The sometimes snippy public debate between High Point police and county school officials over campus discipline may, thankfully, have come to an end.

After a series of closed-door meetings, the parties say they have mutually agreed on a plan to handle future incidents.Good. There would have been no small irony in adults not getting along in their efforts to address why kids aren't getting along.

Friction had mounted in recent weeks between Guilford school leaders and High Point police over how best to handle fighting in the city's high schools, where 10 students have been arrested in recent weeks. Meanwhile, in their search for lasting solutions, the grown-ups obviously hadn't always heeded what they'd preached on conflict resolution.

In one corner were High Point city leaders and police, who understandably had committed not to take disruptive students lightly. In an unusual move, High Point City Manager Strib Boynton even questioned school officials' approach to incidents at Andrews High School.

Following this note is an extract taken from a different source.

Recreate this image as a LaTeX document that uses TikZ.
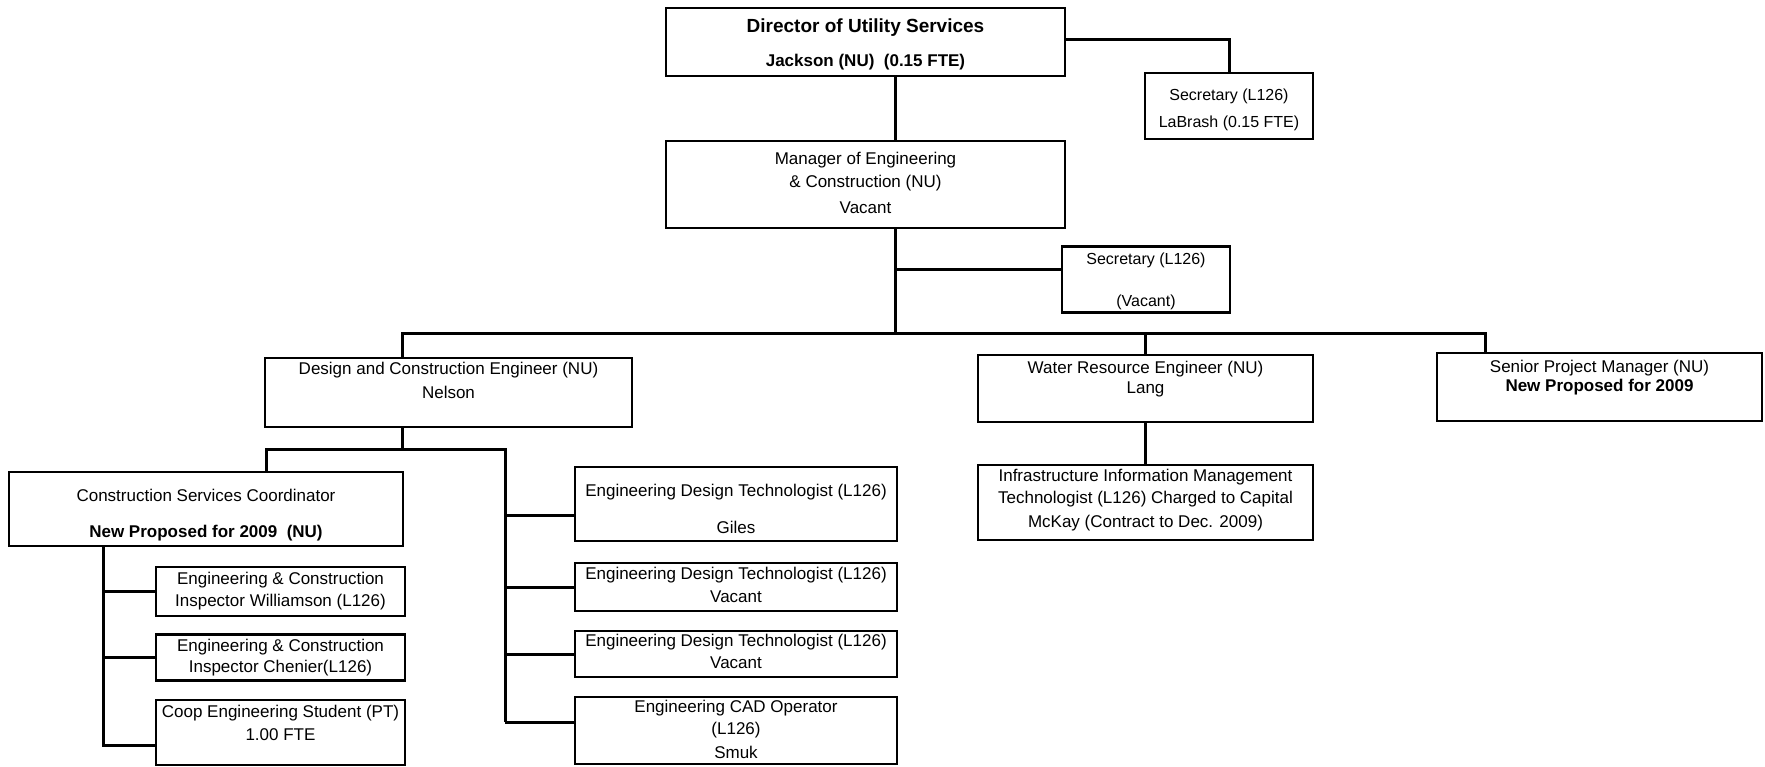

"Kids push things until they're stopped," Boynton said on Dec. 3. "Sooner or later, unless the schools work with us, a teacher, student or administrator is going to be seriously injured or worse. They need to look at something different because what they're doing is not working,"

In the other corner was Guilford County Schools Superintendent Terry Grier, who complained more than once that High Point police were in some cases overreacting to campus fights. For instance, Grier asked, were six police cars really necessary to respond to a robbery that had occurred near the Andrews campus on Dec. 2?

"Sorry, they're going to be there," Boynton said to a News & Record reporter.

Some school board members also had expressed frustration with what they saw as a growing rift between school officials and High Point police.

But more open communication seems to be closing that rift.

For the short term, High Point police have agreed to work with the courts to deal decisively with those students who have had repeated brushes with the law.

Longer term, school officials will resume talks with High Point-area colleges about possible alternative learning settings for at-risk students.

Such approaches have worked successfully in Greensboro at GTCC, Bennett College, Greensboro College, Guilford College and N.C. A&T (*see correction*). The A&T program exclusively targets males while the Bennett program is designed for females.

As High Point Police Chief Jim Fealy has noted, this hardly means that everybody now agrees on everything.

"We still differ on the magnitude of the problem," Fealy said. "But we all agree that it's a problem."

A problem that requires that we adults set better examples for youth by resolving our own differences more constructively.